(Stored records)
════════════════════

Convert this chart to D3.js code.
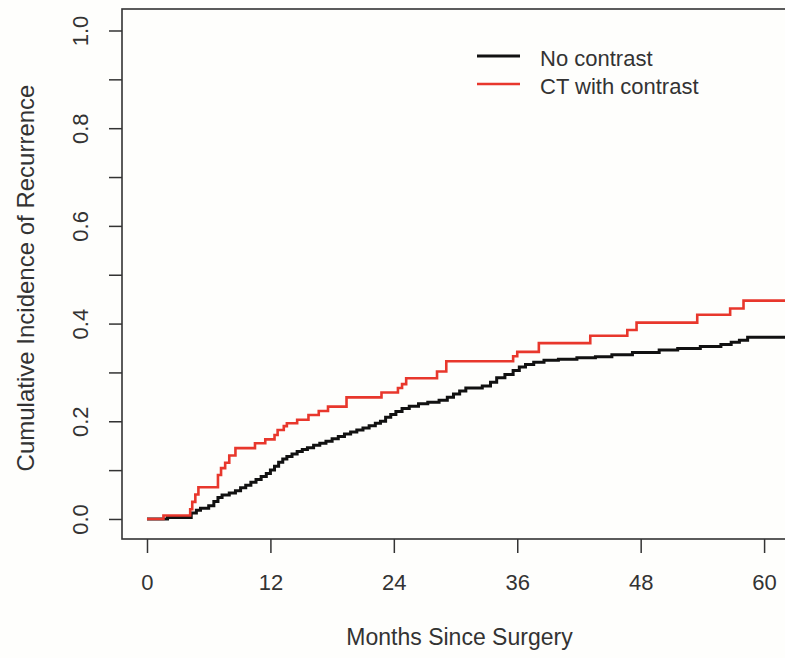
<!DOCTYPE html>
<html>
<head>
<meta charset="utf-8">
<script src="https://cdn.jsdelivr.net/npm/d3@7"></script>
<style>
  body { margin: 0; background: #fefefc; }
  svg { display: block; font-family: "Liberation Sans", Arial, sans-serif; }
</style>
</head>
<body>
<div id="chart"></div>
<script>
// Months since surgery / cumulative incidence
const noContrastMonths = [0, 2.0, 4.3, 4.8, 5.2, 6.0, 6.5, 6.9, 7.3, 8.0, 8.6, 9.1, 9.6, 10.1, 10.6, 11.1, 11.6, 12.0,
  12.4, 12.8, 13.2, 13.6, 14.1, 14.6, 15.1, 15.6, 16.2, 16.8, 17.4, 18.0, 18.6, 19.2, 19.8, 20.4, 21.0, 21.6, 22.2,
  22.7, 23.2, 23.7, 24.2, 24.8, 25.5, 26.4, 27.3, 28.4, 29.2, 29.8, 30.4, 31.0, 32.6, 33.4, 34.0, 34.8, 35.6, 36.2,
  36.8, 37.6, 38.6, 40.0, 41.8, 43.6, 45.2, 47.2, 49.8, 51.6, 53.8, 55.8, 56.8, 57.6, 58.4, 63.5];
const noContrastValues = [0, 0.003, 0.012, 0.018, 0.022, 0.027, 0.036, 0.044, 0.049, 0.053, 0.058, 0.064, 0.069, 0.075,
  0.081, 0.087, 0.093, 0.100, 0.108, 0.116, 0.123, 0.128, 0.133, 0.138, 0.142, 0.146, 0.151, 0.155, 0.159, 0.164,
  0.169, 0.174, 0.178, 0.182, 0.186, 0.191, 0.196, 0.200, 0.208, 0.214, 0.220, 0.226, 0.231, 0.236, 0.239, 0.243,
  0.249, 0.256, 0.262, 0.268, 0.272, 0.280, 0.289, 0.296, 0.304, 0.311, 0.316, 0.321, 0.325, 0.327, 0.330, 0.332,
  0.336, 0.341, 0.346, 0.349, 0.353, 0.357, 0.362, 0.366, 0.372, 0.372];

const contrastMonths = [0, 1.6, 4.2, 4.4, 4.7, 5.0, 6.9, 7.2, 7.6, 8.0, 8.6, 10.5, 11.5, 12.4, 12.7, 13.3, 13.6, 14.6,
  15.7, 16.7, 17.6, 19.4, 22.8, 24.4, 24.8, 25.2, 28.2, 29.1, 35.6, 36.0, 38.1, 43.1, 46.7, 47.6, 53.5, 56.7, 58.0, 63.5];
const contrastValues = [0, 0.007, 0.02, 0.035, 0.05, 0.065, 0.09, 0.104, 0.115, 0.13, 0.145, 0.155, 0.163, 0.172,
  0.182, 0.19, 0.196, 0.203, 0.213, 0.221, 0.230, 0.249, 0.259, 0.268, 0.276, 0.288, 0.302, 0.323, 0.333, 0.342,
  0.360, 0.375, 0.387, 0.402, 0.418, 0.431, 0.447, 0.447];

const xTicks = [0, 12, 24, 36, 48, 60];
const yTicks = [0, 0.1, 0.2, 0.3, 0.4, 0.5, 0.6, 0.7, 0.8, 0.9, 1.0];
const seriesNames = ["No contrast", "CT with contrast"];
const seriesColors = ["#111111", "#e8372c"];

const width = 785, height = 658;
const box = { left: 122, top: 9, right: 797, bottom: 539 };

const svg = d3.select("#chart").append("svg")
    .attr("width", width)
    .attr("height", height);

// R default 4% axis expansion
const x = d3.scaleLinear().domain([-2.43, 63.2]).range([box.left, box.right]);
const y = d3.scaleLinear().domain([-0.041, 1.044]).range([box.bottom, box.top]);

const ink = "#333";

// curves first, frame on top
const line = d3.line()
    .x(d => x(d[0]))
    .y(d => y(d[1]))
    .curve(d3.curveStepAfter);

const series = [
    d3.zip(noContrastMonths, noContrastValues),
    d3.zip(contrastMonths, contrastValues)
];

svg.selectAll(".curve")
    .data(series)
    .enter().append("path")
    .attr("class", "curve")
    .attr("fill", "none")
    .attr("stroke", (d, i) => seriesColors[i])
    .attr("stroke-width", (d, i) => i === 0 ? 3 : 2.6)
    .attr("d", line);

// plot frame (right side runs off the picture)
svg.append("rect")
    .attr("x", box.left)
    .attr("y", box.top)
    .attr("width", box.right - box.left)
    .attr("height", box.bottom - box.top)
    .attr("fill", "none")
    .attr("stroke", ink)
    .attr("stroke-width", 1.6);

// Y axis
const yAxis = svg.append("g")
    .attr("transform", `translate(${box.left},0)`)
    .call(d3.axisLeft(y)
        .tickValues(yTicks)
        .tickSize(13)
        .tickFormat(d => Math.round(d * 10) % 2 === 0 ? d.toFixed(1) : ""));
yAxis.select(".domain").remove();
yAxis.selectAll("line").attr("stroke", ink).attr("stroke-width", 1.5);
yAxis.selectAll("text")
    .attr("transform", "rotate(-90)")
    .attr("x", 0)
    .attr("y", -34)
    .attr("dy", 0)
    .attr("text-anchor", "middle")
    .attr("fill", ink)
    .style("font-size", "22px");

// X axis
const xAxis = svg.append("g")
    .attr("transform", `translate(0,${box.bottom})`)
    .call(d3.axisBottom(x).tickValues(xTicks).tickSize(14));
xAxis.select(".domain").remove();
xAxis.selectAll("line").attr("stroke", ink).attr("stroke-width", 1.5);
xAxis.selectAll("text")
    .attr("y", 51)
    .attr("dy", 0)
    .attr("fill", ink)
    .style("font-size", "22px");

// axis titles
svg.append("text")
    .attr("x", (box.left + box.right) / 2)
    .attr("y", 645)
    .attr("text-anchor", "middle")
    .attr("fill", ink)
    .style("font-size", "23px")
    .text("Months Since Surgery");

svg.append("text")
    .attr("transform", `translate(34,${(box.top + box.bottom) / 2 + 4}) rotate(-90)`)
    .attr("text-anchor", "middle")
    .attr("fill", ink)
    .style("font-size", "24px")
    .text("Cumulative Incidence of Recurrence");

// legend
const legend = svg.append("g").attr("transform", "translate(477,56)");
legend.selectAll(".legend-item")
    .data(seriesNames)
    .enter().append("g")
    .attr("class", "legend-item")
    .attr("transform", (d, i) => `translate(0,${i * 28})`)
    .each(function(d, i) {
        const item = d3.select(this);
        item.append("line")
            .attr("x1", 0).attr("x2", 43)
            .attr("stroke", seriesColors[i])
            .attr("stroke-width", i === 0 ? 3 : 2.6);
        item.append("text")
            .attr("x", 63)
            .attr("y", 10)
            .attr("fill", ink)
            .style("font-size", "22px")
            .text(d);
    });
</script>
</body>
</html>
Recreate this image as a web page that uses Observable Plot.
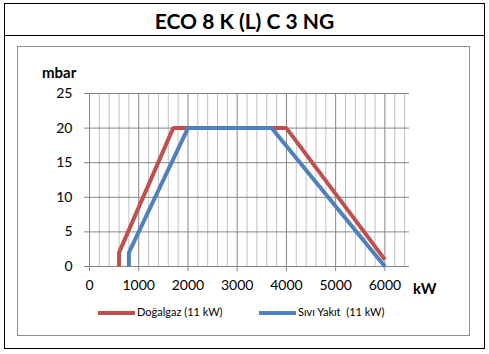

════════════════════

> [WHAT THE EXERCISE ASKS]:
Extract lines where the string "this" occurs.

> [CORRECT RESPONSE]:
Convert this chart to D3.js code.
        const item = d3.select(this);
Recreate this image as a web page that uses Observable Plot.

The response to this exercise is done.